TROTTER: I am most proud that the BD® LSR II was the first digital multi-laser high-parameter flow cytometer. It helped set the trend for assessing and understanding the immune system by way of high-content antibody panels. I am also proud of the fact the BD Influx™ and BD FACSAria™ cell sorters are used not only in basic research, but also in certain patient treatments, such as Treg therapy in transplantation.
LOSADA: The innovation I am most proud of is the mechanical separator used in the BD Vacutainer® Barricor™ Plasma Tube recently released in Europe. It is a simple, elegant device for blood plasma separation that improves on the plasma sample quality currently being delivered to chemistry analyzers by conventional gel separators. I expect the device to enable broader use of plasma samples over serum and shorten the turnaround time to accurate results for better patient outcomes.
What advice would you give about overcoming periods where innovation was a challenge?
RODRIGUEZ: One success is worth the many trials without good results. Keep pushing your scientific curiosity and challenging yourself. Find inspiration through literature searches, consulting with colleagues and studying new theories and technologies.
TROTTER: Sometimes you’re asked to develop a solution in a particular way; however, that approach may not actually be the best way to solve the problem. It’s important to occasionally back up to fully understand the root problem and the real need, because you might come up with a better solution in the end.
FELIX: Clarity and prioritization of needs is essential to simplifying and advancing the innovation process. Engaging with select end users, such as clinicians, can help you understand individual needs around which to develop targeted solutions. By using this bottom-up method, higher priority user needs become the “must haves” around which you should focus the bulk of your effort. Additionally, engaging your internal team and external consultants around specific problems can be an extremely fruitful approach for “unsticking” innovation and finding multiple unique, creative solutions.
What made BD the kind of company where you’d want to dedicate your life’s work?
LOSADA: I am going on 39 years with BD and have never had a dull moment doing R&D work here. Every day has been exciting and interesting, with different things to do, different places to go and different people to work with. The people and culture at BD are great—everyone cares about working together doing the right thing.

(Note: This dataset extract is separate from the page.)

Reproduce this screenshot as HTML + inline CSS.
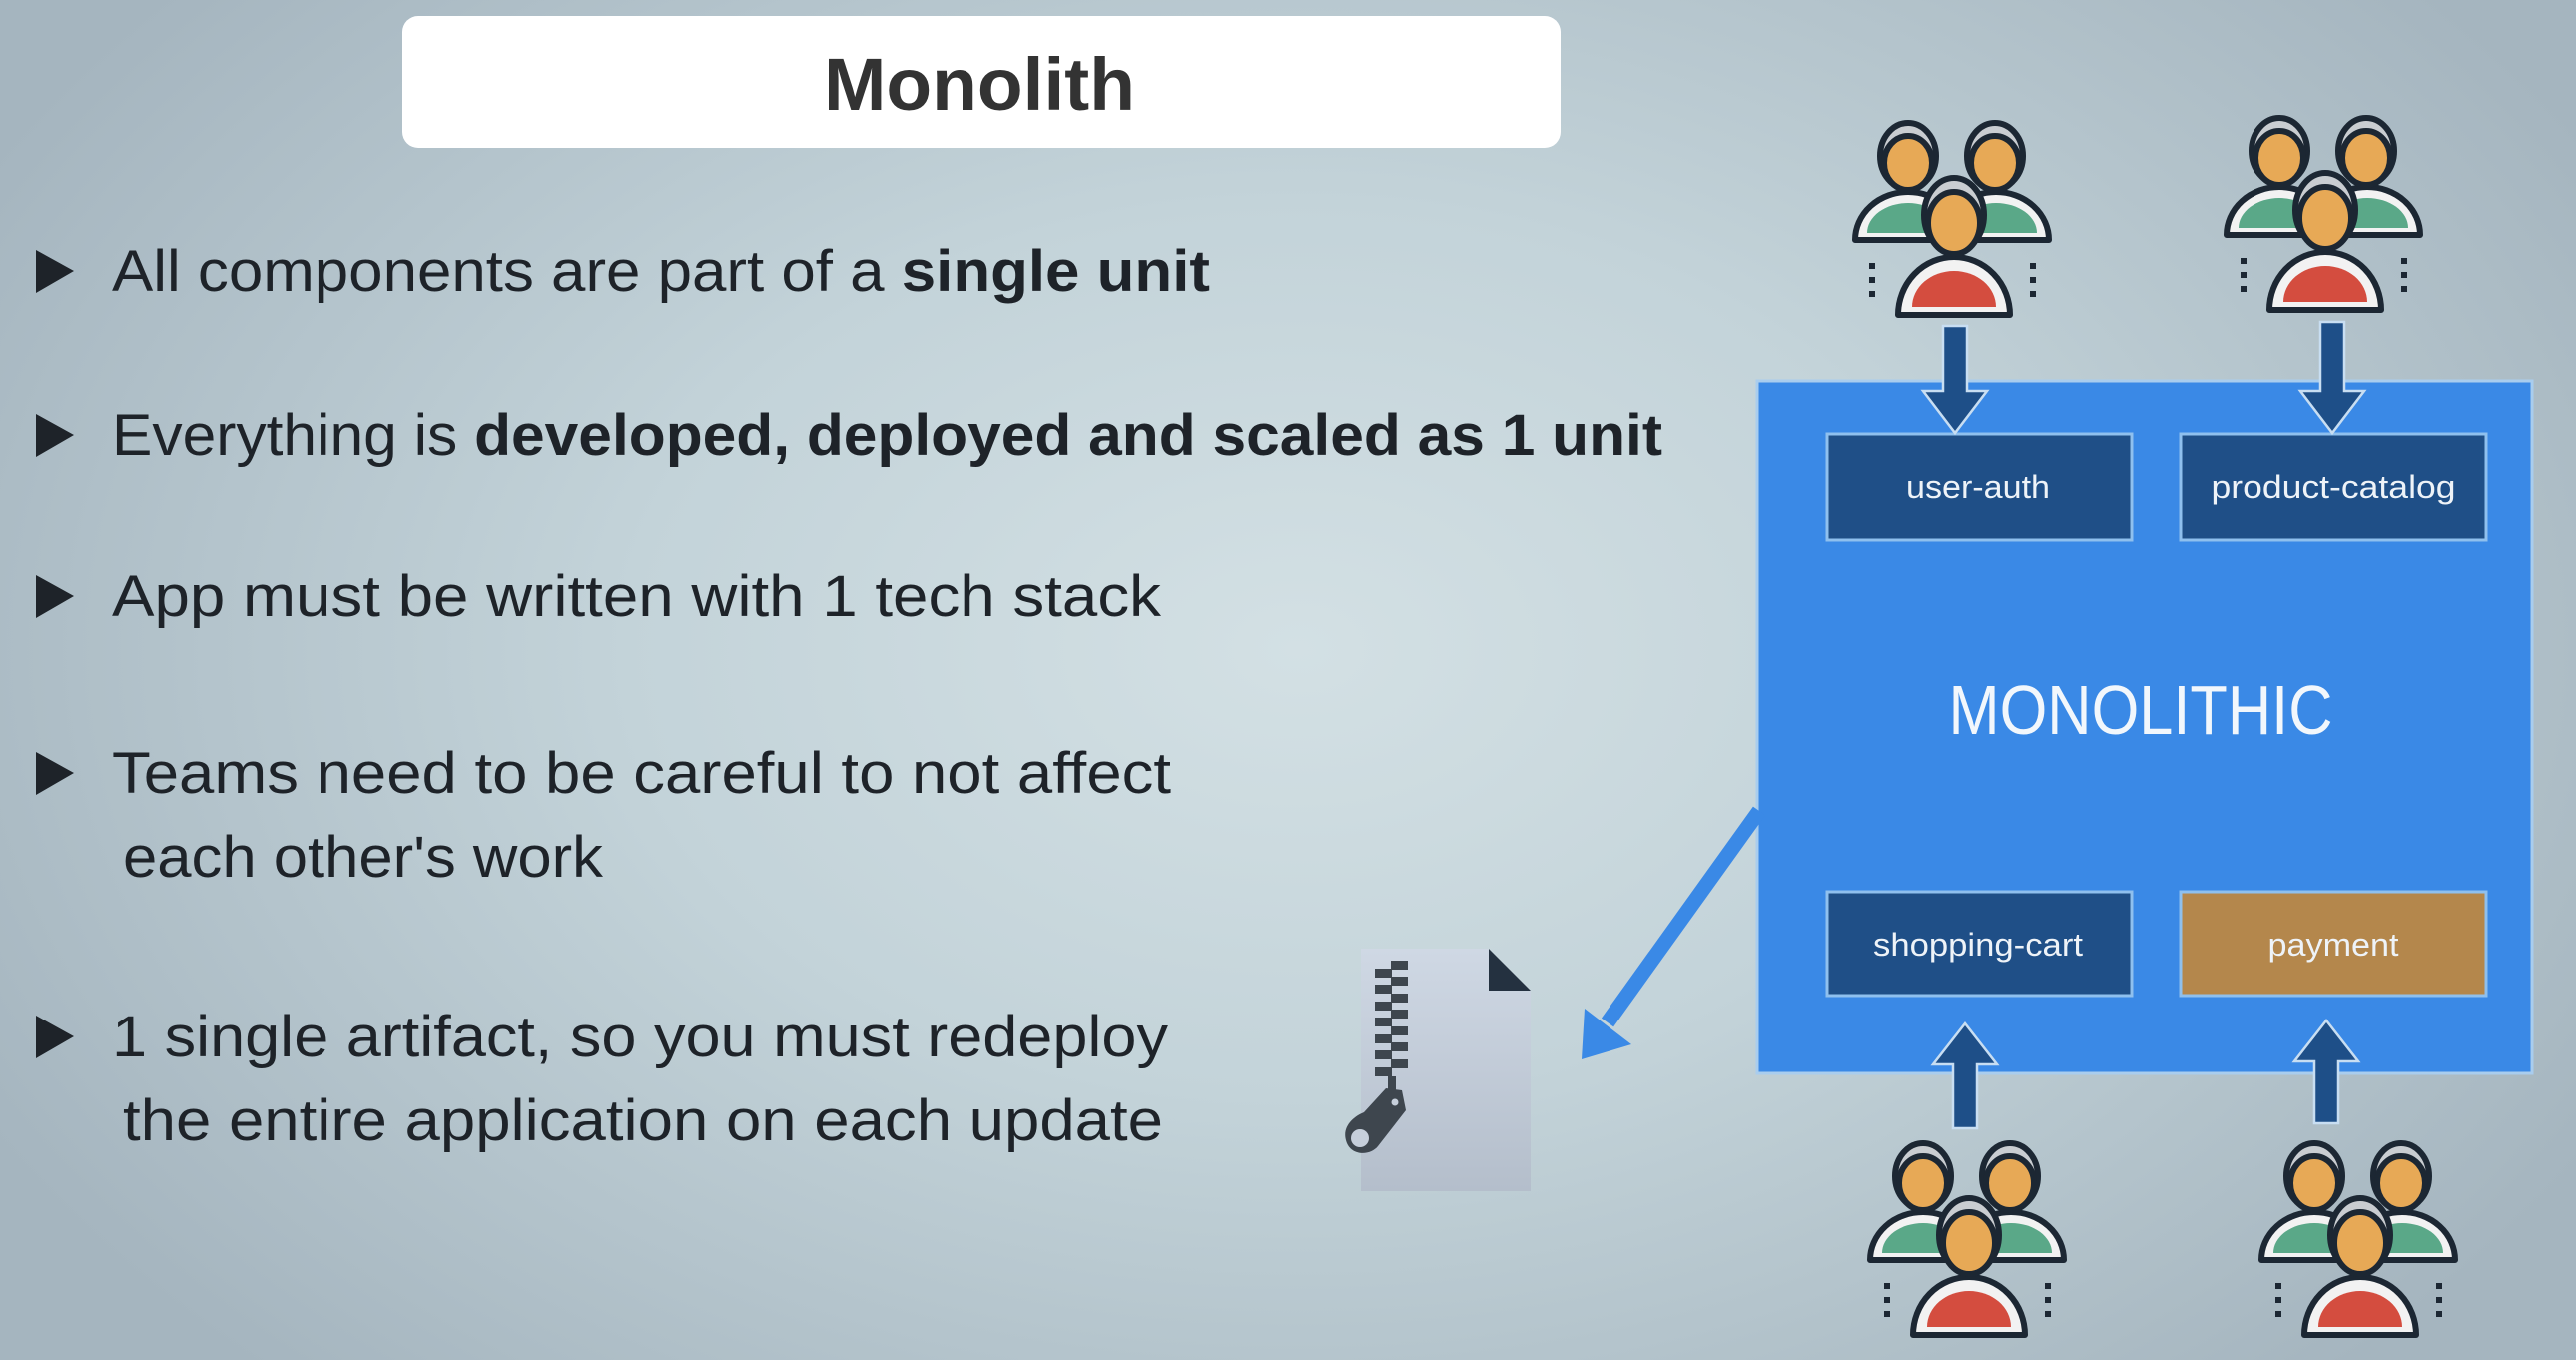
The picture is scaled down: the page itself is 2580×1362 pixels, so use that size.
<!DOCTYPE html>
<html><head><meta charset="utf-8"><style>
html,body{margin:0;padding:0}
body{width:2580px;height:1362px;overflow:hidden;background:radial-gradient(ellipse 1500px 1000px at 1300px 650px,#d3e0e4 0%,#c3d3d9 45%,#a5b5bf 100%);}
svg{display:block}
</style></head><body>
<svg width="2580" height="1362" viewBox="0 0 2580 1362" xmlns="http://www.w3.org/2000/svg">
<defs>
<linearGradient id="pg" x1="0" y1="0" x2="0" y2="1"><stop offset="0" stop-color="#cfd8e4"/><stop offset="1" stop-color="#b4becb"/></linearGradient>
<g id="ppl" stroke="#1c2733" stroke-width="6" stroke-linejoin="round">
 <path d="M18 140 A53 48 0 0 1 124 140 Z" fill="#f2f2f2"/>
 <path d="M30 133 A41 30 0 0 1 112 133 Z" fill="#5aa888" stroke="none"/>
 <path d="M106 140 A53 48 0 0 1 212 140 Z" fill="#f2f2f2"/>
 <path d="M118 133 A41 30 0 0 1 200 133 Z" fill="#5aa888" stroke="none"/>
 <ellipse cx="71" cy="56" rx="28" ry="33" fill="#c9cdd1"/>
 <ellipse cx="71" cy="63" rx="24" ry="27" fill="#e7a956"/>
 <ellipse cx="158" cy="56" rx="28" ry="33" fill="#c9cdd1"/>
 <ellipse cx="158" cy="63" rx="24" ry="27" fill="#e7a956"/>
 <path d="M61 215 A56 58 0 0 1 173 215 Z" fill="#f2f2f2"/>
 <path d="M75 207 A42 36 0 0 1 159 207 Z" fill="#d44d3f" stroke="none"/>
 <ellipse cx="117" cy="115" rx="30" ry="37" fill="#c9cdd1"/>
 <ellipse cx="117" cy="123" rx="26" ry="31" fill="#e7a956"/>
 <g stroke="none" fill="#1c2733"><rect x="32" y="163" width="6" height="6"/><rect x="32" y="177" width="6" height="6"/><rect x="32" y="191" width="6" height="6"/><rect x="193" y="163" width="6" height="6"/><rect x="193" y="177" width="6" height="6"/><rect x="193" y="191" width="6" height="6"/></g>
</g>
</defs>

<!-- title -->
<rect x="403" y="16" width="1160" height="132" rx="16" fill="#ffffff"/>
<text x="981" y="110" text-anchor="middle" font-family="Liberation Sans, sans-serif" font-weight="bold" font-size="74" fill="#333" textLength="312" lengthAdjust="spacingAndGlyphs">Monolith</text>

<!-- bullets -->
<g fill="#1e2329" font-family="Liberation Sans, sans-serif" font-size="58">
 <path d="M36 250 L74 271 L36 293 Z"/>
 <text x="112" y="291" textLength="1100" lengthAdjust="spacingAndGlyphs">All components are part of a <tspan font-weight="bold">single unit</tspan></text>
 <path d="M36 415 L74 436 L36 458 Z"/>
 <text x="112" y="456" textLength="1553" lengthAdjust="spacingAndGlyphs">Everything is <tspan font-weight="bold">developed, deployed and scaled as 1 unit</tspan></text>
 <path d="M36 576 L74 597 L36 619 Z"/>
 <text x="112" y="617" textLength="1051" lengthAdjust="spacingAndGlyphs">App must be written with 1 tech stack</text>
 <path d="M36 753 L74 774 L36 796 Z"/>
 <text x="112" y="794" textLength="1061" lengthAdjust="spacingAndGlyphs">Teams need to be careful to not affect</text>
 <text x="123" y="878" textLength="481" lengthAdjust="spacingAndGlyphs">each other's work</text>
 <path d="M36 1017 L74 1038 L36 1060 Z"/>
 <text x="112" y="1058" textLength="1058" lengthAdjust="spacingAndGlyphs">1 single artifact, so you must redeploy</text>
 <text x="123" y="1142" textLength="1042" lengthAdjust="spacingAndGlyphs">the entire application on each update</text>
</g>

<!-- monolithic box -->
<rect x="1760" y="382" width="776" height="693" fill="#3a89e6" stroke="#a9cdee" stroke-width="3"/>
<g stroke="#8fc0ee" stroke-width="3">
 <rect x="1830" y="435" width="305" height="106" fill="#1f4f87"/>
 <rect x="2184" y="435" width="306" height="106" fill="#1f4f87"/>
 <rect x="1830" y="893" width="305" height="104" fill="#1f4f87"/>
 <rect x="2184" y="893" width="306" height="104" fill="#b4874c"/>
</g>
<g fill="#eef3f8" font-family="Liberation Sans, sans-serif" font-size="32" text-anchor="middle">
 <text x="1981" y="499" textLength="144" lengthAdjust="spacingAndGlyphs">user-auth</text>
 <text x="2337" y="499" textLength="245" lengthAdjust="spacingAndGlyphs">product-catalog</text>
 <text x="1981" y="957" textLength="210" lengthAdjust="spacingAndGlyphs">shopping-cart</text>
 <text x="2337" y="957" textLength="131" lengthAdjust="spacingAndGlyphs">payment</text>
</g>
<text x="2144" y="735" text-anchor="middle" fill="#f2f7fc" font-family="Liberation Sans, sans-serif" font-size="70" textLength="385" lengthAdjust="spacingAndGlyphs">MONOLITHIC</text>

<!-- arrows -->
<g fill="#1e4f88" stroke="#c8def2" stroke-width="2.5">
 <path d="M1946 326 L1970 326 L1970 392 L1990 392 L1958 434 L1926 392 L1946 392 Z"/>
 <path d="M2324 322 L2348 322 L2348 392 L2368 392 L2336 434 L2304 392 L2324 392 Z"/>
 <path d="M1956 1130 L1980 1130 L1980 1066 L2000 1066 L1968 1025 L1936 1066 L1956 1066 Z"/>
 <path d="M2318 1125 L2342 1125 L2342 1063 L2362 1063 L2330 1022 L2298 1063 L2318 1063 Z"/>
</g>
<line x1="1762" y1="812" x2="1610" y2="1024" stroke="#3a89e6" stroke-width="15"/>
<path d="M1584 1061 L1587 1010 L1634 1046 Z" fill="#3a89e6"/>

<!-- zip -->
<path d="M1363 950 L1491 950 L1533 992 L1533 1193 L1363 1193 Z" fill="url(#pg)"/>
<path d="M1491 950 L1533 992 L1491 992 Z" fill="#243140"/>
<g fill="#3e464e">
 <rect x="1393" y="962" width="17" height="9"/><rect x="1377" y="970" width="17" height="9"/>
 <rect x="1393" y="978" width="17" height="9"/><rect x="1377" y="986" width="17" height="9"/>
 <rect x="1393" y="995" width="17" height="9"/><rect x="1377" y="1003" width="17" height="9"/>
 <rect x="1393" y="1011" width="17" height="9"/><rect x="1377" y="1019" width="17" height="9"/>
 <rect x="1393" y="1028" width="17" height="9"/><rect x="1377" y="1036" width="17" height="9"/>
 <rect x="1393" y="1044" width="17" height="9"/><rect x="1377" y="1052" width="17" height="9"/>
 <rect x="1393" y="1061" width="17" height="9"/><rect x="1377" y="1069" width="17" height="9"/>
 <rect x="1390" y="1078" width="8" height="14"/>
 <path d="M1388 1090 L1404 1092 L1408 1112 L1380 1148 C1372 1158 1352 1158 1348 1142 C1344 1128 1356 1118 1366 1114 Z"/>
</g>
<circle cx="1362" cy="1140" r="9" fill="#c6cfdb"/>
<circle cx="1397" cy="1104" r="3.5" fill="#c6cfdb"/>

<!-- people -->
<use href="#ppl" transform="translate(1840,100)"/>
<use href="#ppl" transform="translate(2212,95)"/>
<use href="#ppl" transform="translate(1855,1122)"/>
<use href="#ppl" transform="translate(2247,1122)"/>
</svg>
</body></html>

FELIX: I have a total of 41 years of continuous service with BD. While I’ve had multiple offers for other employment opportunities, I’ve stayed with BD, because of the quality of the people, the technical challenge and satisfaction of the work, and the opportunity to continuously develop and innovate by exploring and pursuing product development opportunities in unique medical spaces.
What advice would you give to someone seeking a career in R&D?
RODRIGUEZ: Keep scientific curiosity as your main path, but combine it with accountability and timelines. It is a fascinating and challenging combination not available in academia.
TROTTER: Develop your relevant skill sets, find ways to excel at problem solving, and a good career path will manifest itself.
LOSADA: In R&D, nothing is easy and everything else is difficult. If it was easy, they wouldn’t need R&D. So, find a great place to work, innovate and solve problems that matter; and do it with talented people who care.